Requirements:
The records that follow are to be transcribed in full, without their images.

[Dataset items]

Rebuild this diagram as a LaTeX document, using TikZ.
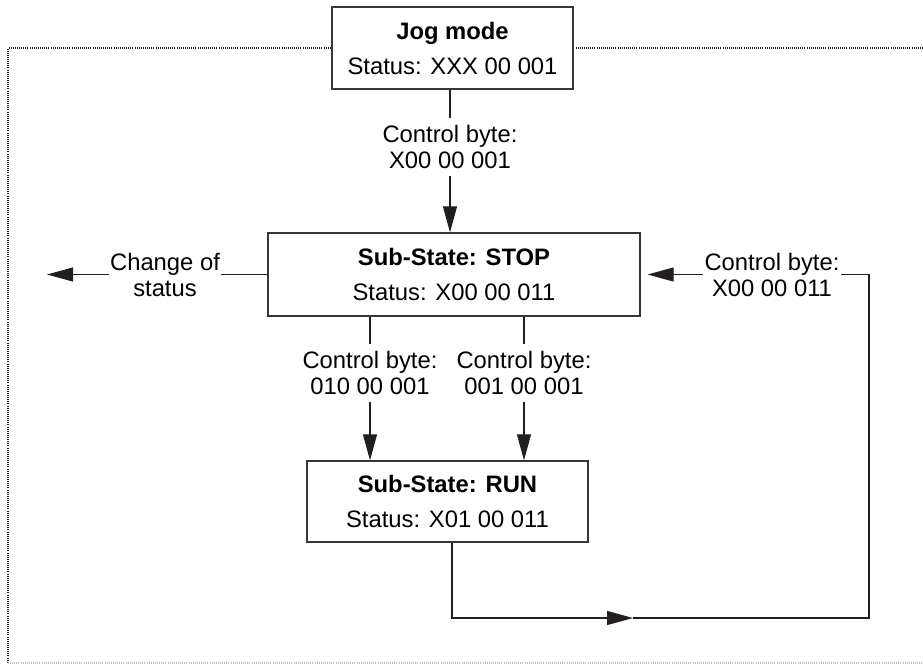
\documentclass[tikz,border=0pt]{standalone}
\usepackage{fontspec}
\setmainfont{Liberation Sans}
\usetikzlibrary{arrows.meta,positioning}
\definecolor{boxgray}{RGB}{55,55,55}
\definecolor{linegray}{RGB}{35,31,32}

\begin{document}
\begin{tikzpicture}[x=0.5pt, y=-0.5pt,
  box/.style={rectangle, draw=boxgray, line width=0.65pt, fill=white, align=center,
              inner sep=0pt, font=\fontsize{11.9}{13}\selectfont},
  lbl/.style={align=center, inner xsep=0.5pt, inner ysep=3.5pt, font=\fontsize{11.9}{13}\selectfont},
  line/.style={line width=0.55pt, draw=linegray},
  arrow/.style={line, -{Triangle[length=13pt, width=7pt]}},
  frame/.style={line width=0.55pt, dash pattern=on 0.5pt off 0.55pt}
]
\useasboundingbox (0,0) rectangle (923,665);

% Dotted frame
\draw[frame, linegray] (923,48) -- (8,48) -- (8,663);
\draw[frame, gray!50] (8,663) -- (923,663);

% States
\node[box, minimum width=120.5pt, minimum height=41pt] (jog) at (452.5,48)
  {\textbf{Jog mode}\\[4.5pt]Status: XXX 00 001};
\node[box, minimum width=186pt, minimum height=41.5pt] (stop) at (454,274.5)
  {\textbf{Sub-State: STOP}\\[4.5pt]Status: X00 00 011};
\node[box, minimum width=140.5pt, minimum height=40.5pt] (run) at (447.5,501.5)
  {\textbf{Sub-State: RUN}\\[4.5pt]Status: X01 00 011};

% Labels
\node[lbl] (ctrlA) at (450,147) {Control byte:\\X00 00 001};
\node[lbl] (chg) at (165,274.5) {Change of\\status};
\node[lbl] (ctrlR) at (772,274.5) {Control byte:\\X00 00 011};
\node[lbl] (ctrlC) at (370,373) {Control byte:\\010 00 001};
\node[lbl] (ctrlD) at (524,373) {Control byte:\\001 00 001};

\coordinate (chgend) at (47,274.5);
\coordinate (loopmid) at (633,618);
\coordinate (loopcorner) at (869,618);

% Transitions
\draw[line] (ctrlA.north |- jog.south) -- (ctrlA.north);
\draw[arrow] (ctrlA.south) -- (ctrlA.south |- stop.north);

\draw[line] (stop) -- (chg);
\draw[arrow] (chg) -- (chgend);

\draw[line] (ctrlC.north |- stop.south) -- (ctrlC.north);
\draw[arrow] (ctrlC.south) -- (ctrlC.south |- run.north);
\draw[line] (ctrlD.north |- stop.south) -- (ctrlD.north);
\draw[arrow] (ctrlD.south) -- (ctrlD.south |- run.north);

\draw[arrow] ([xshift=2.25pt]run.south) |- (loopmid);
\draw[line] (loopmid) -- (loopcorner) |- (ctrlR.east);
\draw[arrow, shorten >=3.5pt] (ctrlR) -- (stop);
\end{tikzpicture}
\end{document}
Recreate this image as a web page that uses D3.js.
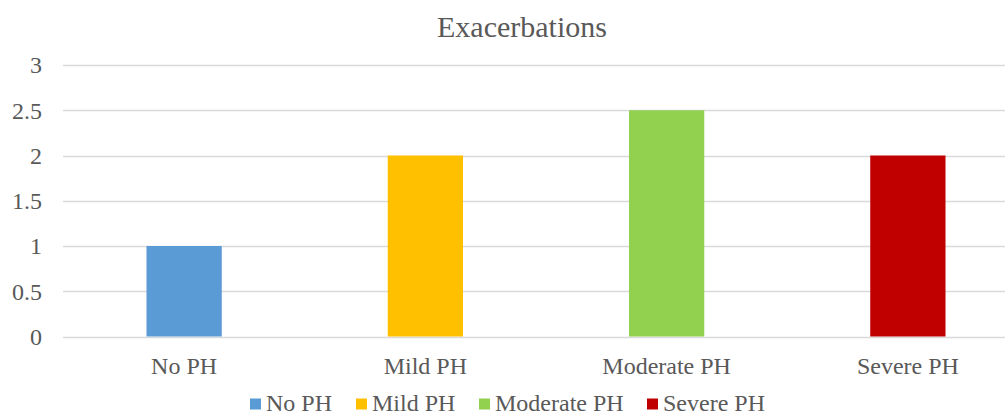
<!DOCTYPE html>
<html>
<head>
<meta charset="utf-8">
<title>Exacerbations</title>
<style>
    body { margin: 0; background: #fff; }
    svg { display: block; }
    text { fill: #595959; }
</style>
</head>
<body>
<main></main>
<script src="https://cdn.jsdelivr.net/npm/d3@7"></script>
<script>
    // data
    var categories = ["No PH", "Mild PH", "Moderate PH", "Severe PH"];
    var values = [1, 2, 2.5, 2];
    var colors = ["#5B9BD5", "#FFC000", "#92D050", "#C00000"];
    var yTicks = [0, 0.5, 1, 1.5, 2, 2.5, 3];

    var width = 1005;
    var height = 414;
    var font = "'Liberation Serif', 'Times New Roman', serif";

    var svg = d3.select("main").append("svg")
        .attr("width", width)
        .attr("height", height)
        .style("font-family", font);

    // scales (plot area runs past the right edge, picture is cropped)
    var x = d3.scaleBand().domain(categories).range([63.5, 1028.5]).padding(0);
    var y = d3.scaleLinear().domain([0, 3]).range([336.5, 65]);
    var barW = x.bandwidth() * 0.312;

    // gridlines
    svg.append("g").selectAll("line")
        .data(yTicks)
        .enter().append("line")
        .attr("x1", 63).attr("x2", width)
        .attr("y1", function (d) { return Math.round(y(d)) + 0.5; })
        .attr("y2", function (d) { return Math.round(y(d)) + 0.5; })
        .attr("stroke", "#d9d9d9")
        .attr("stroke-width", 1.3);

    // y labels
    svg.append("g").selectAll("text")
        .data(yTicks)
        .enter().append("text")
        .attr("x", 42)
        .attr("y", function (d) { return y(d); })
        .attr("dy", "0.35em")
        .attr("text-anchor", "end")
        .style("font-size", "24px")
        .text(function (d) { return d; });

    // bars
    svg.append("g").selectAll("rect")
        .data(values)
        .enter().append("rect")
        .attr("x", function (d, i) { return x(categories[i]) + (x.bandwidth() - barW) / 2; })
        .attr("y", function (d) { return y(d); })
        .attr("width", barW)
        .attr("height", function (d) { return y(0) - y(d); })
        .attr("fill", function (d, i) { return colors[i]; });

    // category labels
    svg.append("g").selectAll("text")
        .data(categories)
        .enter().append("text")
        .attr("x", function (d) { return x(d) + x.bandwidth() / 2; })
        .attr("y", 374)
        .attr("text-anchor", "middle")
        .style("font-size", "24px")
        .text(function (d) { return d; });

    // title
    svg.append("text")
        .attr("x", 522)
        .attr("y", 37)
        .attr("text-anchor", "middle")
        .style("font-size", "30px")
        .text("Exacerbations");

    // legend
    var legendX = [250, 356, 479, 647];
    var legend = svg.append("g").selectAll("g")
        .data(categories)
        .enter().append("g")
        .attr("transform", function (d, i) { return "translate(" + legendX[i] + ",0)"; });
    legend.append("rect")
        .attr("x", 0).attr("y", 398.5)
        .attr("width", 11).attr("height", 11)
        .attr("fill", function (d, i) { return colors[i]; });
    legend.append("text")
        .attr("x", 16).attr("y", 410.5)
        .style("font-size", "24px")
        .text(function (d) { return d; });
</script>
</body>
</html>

Answer for this exercise:
Rebuild this diagram as a LaTeX document, using TikZ.
\documentclass[tikz,border=0pt]{standalone}
\usepackage{fontspec}
\setmainfont{Liberation Sans}
\usetikzlibrary{arrows.meta,positioning}
\definecolor{boxgray}{RGB}{55,55,55}
\definecolor{linegray}{RGB}{35,31,32}

\begin{document}
\begin{tikzpicture}[x=0.5pt, y=-0.5pt,
  box/.style={rectangle, draw=boxgray, line width=0.65pt, fill=white, align=center,
              inner sep=0pt, font=\fontsize{11.9}{13}\selectfont},
  lbl/.style={align=center, inner xsep=0.5pt, inner ysep=3.5pt, font=\fontsize{11.9}{13}\selectfont},
  line/.style={line width=0.55pt, draw=linegray},
  arrow/.style={line, -{Triangle[length=13pt, width=7pt]}},
  frame/.style={line width=0.55pt, dash pattern=on 0.5pt off 0.55pt}
]
\useasboundingbox (0,0) rectangle (923,665);

% Dotted frame
\draw[frame, linegray] (923,48) -- (8,48) -- (8,663);
\draw[frame, gray!50] (8,663) -- (923,663);

% States
\node[box, minimum width=120.5pt, minimum height=41pt] (jog) at (452.5,48)
  {\textbf{Jog mode}\\[4.5pt]Status: XXX 00 001};
\node[box, minimum width=186pt, minimum height=41.5pt] (stop) at (454,274.5)
  {\textbf{Sub-State: STOP}\\[4.5pt]Status: X00 00 011};
\node[box, minimum width=140.5pt, minimum height=40.5pt] (run) at (447.5,501.5)
  {\textbf{Sub-State: RUN}\\[4.5pt]Status: X01 00 011};

% Labels
\node[lbl] (ctrlA) at (450,147) {Control byte:\\X00 00 001};
\node[lbl] (chg) at (165,274.5) {Change of\\status};
\node[lbl] (ctrlR) at (772,274.5) {Control byte:\\X00 00 011};
\node[lbl] (ctrlC) at (370,373) {Control byte:\\010 00 001};
\node[lbl] (ctrlD) at (524,373) {Control byte:\\001 00 001};

\coordinate (chgend) at (47,274.5);
\coordinate (loopmid) at (633,618);
\coordinate (loopcorner) at (869,618);

% Transitions
\draw[line] (ctrlA.north |- jog.south) -- (ctrlA.north);
\draw[arrow] (ctrlA.south) -- (ctrlA.south |- stop.north);

\draw[line] (stop) -- (chg);
\draw[arrow] (chg) -- (chgend);

\draw[line] (ctrlC.north |- stop.south) -- (ctrlC.north);
\draw[arrow] (ctrlC.south) -- (ctrlC.south |- run.north);
\draw[line] (ctrlD.north |- stop.south) -- (ctrlD.north);
\draw[arrow] (ctrlD.south) -- (ctrlD.south |- run.north);

\draw[arrow] ([xshift=2.25pt]run.south) |- (loopmid);
\draw[line] (loopmid) -- (loopcorner) |- (ctrlR.east);
\draw[arrow, shorten >=3.5pt] (ctrlR) -- (stop);
\end{tikzpicture}
\end{document}
Recreate this image as a web page that uses D3.js.
<!DOCTYPE html>
<html>
<head>
<meta charset="utf-8">
<title>Exacerbations</title>
<style>
    body { margin: 0; background: #fff; }
    svg { display: block; }
    text { fill: #595959; }
</style>
</head>
<body>
<main></main>
<script src="https://cdn.jsdelivr.net/npm/d3@7"></script>
<script>
    // data
    var categories = ["No PH", "Mild PH", "Moderate PH", "Severe PH"];
    var values = [1, 2, 2.5, 2];
    var colors = ["#5B9BD5", "#FFC000", "#92D050", "#C00000"];
    var yTicks = [0, 0.5, 1, 1.5, 2, 2.5, 3];

    var width = 1005;
    var height = 414;
    var font = "'Liberation Serif', 'Times New Roman', serif";

    var svg = d3.select("main").append("svg")
        .attr("width", width)
        .attr("height", height)
        .style("font-family", font);

    // scales (plot area runs past the right edge, picture is cropped)
    var x = d3.scaleBand().domain(categories).range([63.5, 1028.5]).padding(0);
    var y = d3.scaleLinear().domain([0, 3]).range([336.5, 65]);
    var barW = x.bandwidth() * 0.312;

    // gridlines
    svg.append("g").selectAll("line")
        .data(yTicks)
        .enter().append("line")
        .attr("x1", 63).attr("x2", width)
        .attr("y1", function (d) { return Math.round(y(d)) + 0.5; })
        .attr("y2", function (d) { return Math.round(y(d)) + 0.5; })
        .attr("stroke", "#d9d9d9")
        .attr("stroke-width", 1.3);

    // y labels
    svg.append("g").selectAll("text")
        .data(yTicks)
        .enter().append("text")
        .attr("x", 42)
        .attr("y", function (d) { return y(d); })
        .attr("dy", "0.35em")
        .attr("text-anchor", "end")
        .style("font-size", "24px")
        .text(function (d) { return d; });

    // bars
    svg.append("g").selectAll("rect")
        .data(values)
        .enter().append("rect")
        .attr("x", function (d, i) { return x(categories[i]) + (x.bandwidth() - barW) / 2; })
        .attr("y", function (d) { return y(d); })
        .attr("width", barW)
        .attr("height", function (d) { return y(0) - y(d); })
        .attr("fill", function (d, i) { return colors[i]; });

    // category labels
    svg.append("g").selectAll("text")
        .data(categories)
        .enter().append("text")
        .attr("x", function (d) { return x(d) + x.bandwidth() / 2; })
        .attr("y", 374)
        .attr("text-anchor", "middle")
        .style("font-size", "24px")
        .text(function (d) { return d; });

    // title
    svg.append("text")
        .attr("x", 522)
        .attr("y", 37)
        .attr("text-anchor", "middle")
        .style("font-size", "30px")
        .text("Exacerbations");

    // legend
    var legendX = [250, 356, 479, 647];
    var legend = svg.append("g").selectAll("g")
        .data(categories)
        .enter().append("g")
        .attr("transform", function (d, i) { return "translate(" + legendX[i] + ",0)"; });
    legend.append("rect")
        .attr("x", 0).attr("y", 398.5)
        .attr("width", 11).attr("height", 11)
        .attr("fill", function (d, i) { return colors[i]; });
    legend.append("text")
        .attr("x", 16).attr("y", 410.5)
        .style("font-size", "24px")
        .text(function (d) { return d; });
</script>
</body>
</html>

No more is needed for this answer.